#### [The exercise]
Only the number is wanted: how many lines contain the word "image"?

#### Dataset rows

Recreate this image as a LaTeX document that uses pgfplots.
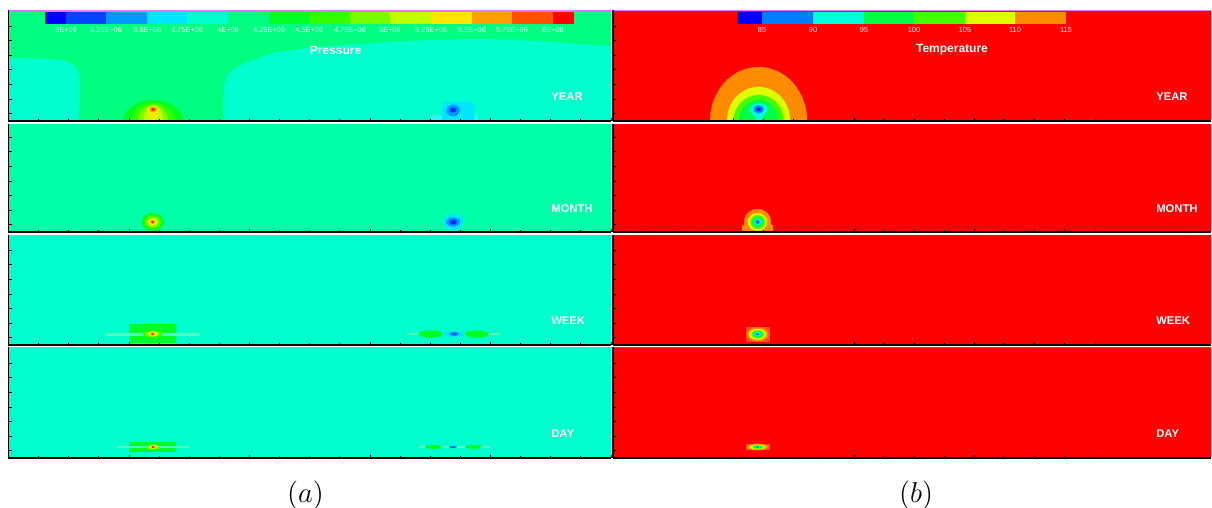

########
#### Dataset rows

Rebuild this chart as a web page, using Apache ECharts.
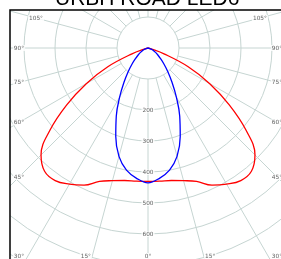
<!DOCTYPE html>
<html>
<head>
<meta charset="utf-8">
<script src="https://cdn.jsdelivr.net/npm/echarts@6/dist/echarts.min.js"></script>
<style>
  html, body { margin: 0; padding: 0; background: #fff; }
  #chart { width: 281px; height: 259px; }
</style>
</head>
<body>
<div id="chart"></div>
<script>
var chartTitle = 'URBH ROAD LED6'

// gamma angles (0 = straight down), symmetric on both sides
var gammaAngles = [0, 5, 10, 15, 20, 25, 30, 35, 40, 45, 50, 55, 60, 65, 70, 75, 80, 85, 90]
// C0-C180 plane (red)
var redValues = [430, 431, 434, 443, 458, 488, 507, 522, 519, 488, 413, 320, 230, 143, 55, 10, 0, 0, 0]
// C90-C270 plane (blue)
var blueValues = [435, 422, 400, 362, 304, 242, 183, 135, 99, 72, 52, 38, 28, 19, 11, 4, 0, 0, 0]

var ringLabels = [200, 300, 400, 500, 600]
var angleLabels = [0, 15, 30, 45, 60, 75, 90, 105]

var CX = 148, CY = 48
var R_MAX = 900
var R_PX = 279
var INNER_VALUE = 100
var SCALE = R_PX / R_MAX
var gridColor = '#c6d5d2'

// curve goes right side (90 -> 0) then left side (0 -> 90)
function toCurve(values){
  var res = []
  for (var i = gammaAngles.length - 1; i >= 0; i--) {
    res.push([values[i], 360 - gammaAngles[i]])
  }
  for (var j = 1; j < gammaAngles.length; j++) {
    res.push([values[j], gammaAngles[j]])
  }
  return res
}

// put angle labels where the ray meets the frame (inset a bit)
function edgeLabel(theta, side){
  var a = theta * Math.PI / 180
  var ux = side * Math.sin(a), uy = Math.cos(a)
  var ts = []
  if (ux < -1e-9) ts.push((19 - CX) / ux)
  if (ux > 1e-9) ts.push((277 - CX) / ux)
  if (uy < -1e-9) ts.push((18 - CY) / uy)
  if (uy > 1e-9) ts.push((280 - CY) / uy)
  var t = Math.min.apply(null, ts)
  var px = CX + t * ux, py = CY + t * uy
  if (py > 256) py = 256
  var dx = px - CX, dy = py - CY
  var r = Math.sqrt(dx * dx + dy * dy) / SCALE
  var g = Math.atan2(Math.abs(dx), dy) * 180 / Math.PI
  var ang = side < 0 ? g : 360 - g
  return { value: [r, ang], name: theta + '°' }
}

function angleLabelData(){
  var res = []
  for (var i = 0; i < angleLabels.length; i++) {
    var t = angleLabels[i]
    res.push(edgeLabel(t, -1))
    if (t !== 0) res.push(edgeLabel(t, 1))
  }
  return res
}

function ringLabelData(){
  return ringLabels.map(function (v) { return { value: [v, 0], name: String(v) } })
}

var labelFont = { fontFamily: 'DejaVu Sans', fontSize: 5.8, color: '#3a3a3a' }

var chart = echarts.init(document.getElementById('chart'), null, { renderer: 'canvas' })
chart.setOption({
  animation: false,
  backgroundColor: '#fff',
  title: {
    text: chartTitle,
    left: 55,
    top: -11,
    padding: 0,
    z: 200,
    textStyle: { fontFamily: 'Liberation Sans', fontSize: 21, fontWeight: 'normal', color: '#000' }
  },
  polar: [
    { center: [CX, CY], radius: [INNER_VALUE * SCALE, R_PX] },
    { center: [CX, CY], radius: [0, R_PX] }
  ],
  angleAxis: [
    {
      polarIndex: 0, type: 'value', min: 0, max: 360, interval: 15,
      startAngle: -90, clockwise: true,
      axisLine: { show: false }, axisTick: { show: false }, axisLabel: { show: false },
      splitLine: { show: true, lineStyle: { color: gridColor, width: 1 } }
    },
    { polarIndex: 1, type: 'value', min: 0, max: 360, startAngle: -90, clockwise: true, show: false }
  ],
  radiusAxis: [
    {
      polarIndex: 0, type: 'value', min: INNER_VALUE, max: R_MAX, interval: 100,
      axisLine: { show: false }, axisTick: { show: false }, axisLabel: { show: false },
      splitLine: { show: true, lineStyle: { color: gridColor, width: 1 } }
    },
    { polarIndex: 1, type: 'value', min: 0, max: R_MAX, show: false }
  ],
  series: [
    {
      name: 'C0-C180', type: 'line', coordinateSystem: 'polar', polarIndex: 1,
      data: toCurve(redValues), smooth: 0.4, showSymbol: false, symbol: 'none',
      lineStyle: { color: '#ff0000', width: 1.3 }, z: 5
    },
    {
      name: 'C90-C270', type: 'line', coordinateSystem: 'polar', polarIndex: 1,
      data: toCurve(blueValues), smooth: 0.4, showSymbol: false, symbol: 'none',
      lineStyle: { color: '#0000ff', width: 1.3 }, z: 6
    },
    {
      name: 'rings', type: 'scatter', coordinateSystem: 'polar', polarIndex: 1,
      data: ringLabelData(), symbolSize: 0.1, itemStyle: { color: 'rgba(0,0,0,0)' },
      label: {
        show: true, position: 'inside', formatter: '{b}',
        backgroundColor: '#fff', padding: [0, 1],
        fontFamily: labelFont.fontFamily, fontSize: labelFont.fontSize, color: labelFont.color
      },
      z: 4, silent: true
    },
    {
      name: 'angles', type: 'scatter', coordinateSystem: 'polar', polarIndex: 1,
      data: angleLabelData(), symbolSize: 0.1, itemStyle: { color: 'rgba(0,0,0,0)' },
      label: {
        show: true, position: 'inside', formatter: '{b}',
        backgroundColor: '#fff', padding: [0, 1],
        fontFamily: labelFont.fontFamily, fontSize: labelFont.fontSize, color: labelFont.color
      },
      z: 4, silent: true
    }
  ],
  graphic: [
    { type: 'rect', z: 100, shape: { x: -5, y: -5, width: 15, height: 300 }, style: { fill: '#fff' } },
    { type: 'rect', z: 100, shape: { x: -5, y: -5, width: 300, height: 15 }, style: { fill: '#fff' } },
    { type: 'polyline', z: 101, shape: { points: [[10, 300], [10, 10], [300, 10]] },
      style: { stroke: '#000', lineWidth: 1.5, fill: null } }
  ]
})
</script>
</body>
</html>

########
#### Dataset rows

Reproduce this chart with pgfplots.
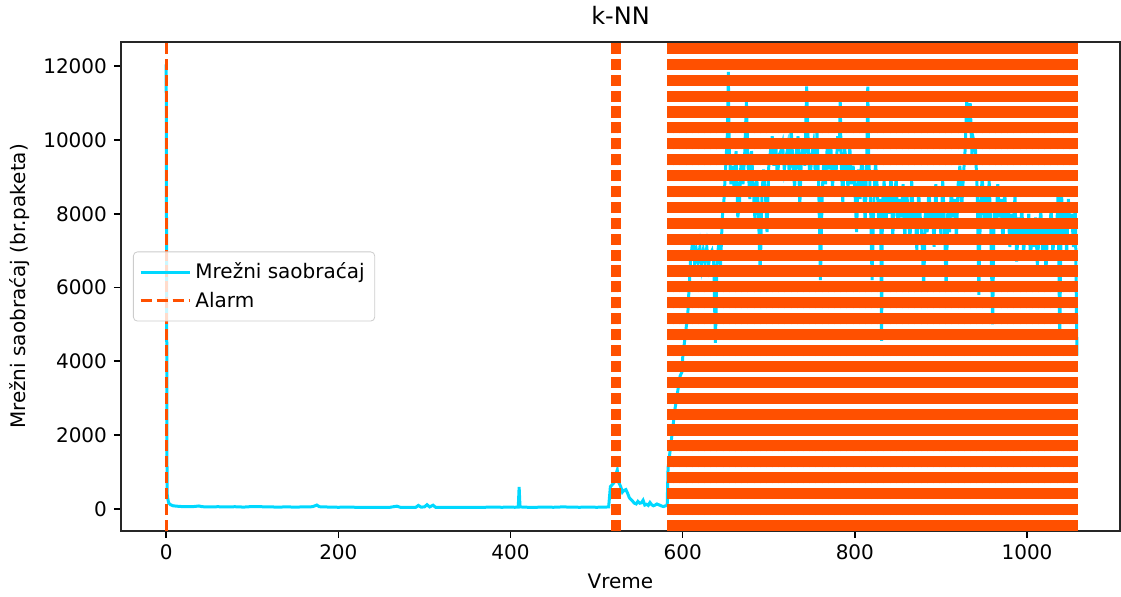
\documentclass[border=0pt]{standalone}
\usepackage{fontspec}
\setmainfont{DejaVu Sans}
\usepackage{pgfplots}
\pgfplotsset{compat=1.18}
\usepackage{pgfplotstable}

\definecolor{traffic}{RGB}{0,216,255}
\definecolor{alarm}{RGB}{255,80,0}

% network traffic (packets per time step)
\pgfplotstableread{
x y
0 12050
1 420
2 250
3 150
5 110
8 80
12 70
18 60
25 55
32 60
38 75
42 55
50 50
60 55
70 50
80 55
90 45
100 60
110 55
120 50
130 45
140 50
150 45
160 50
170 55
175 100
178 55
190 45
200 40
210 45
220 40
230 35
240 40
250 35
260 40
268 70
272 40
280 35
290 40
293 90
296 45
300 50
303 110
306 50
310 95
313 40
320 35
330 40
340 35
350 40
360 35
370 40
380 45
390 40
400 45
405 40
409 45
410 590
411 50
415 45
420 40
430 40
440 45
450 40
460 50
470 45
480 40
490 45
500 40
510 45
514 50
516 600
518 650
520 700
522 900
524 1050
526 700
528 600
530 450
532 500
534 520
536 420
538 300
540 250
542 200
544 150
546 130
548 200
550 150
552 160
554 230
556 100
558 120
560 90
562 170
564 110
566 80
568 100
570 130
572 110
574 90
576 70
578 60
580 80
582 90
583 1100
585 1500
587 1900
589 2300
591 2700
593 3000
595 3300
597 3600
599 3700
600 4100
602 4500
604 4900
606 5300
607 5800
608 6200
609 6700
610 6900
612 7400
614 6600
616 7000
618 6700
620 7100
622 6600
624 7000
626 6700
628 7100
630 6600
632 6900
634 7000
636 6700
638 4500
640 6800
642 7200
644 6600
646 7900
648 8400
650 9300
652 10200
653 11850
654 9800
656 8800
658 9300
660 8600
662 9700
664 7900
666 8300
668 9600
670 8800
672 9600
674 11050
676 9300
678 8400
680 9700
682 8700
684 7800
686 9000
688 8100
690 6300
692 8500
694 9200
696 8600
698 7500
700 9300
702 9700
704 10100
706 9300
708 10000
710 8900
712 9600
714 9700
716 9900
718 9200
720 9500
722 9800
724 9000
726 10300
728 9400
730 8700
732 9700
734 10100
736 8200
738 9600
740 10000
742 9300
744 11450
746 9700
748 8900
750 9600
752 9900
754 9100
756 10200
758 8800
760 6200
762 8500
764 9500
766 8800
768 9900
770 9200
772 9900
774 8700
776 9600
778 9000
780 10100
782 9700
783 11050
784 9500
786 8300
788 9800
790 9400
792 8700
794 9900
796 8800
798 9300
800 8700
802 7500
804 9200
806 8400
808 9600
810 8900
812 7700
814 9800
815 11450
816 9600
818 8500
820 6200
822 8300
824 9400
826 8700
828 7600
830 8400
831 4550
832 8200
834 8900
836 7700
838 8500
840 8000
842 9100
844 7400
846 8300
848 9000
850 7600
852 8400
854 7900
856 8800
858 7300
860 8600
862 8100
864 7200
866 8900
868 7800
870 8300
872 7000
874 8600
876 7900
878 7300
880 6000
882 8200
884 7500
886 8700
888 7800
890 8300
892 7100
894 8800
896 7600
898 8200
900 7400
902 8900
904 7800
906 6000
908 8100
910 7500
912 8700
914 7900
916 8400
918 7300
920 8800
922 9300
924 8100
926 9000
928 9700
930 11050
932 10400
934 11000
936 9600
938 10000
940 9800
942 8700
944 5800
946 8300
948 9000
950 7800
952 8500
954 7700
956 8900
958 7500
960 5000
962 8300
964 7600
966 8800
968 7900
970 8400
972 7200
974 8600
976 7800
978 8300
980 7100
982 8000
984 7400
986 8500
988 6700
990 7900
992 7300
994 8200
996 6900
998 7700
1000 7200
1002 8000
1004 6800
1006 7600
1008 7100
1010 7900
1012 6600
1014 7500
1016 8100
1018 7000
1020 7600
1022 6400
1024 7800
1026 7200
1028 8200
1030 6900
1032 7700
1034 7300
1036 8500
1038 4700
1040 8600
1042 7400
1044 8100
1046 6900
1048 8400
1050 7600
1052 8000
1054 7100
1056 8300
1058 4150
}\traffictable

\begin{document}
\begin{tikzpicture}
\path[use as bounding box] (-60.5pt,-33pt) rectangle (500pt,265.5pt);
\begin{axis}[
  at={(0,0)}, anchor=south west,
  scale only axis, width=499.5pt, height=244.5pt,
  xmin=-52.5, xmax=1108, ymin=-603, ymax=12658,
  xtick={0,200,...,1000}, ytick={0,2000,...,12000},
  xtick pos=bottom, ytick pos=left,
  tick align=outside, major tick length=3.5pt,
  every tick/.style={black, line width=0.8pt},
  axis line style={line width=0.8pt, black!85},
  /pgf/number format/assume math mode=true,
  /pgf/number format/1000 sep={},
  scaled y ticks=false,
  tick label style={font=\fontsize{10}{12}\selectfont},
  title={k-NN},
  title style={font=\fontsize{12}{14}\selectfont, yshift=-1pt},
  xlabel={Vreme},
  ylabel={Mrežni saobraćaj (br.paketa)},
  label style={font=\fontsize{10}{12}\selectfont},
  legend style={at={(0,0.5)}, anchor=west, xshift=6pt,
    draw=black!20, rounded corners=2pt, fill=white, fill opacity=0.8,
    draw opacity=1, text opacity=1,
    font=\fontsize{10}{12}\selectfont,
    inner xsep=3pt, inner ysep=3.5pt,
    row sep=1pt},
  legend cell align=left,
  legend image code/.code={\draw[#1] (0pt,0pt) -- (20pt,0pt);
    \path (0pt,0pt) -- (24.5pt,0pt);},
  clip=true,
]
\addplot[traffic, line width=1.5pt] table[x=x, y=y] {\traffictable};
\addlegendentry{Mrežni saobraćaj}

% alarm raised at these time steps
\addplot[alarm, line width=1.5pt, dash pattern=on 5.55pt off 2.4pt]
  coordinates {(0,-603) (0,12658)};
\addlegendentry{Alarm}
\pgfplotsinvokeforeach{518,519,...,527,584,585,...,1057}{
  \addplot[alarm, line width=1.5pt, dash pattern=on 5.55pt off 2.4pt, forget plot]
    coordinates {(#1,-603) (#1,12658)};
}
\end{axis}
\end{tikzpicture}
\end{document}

########

#### [The reply]
2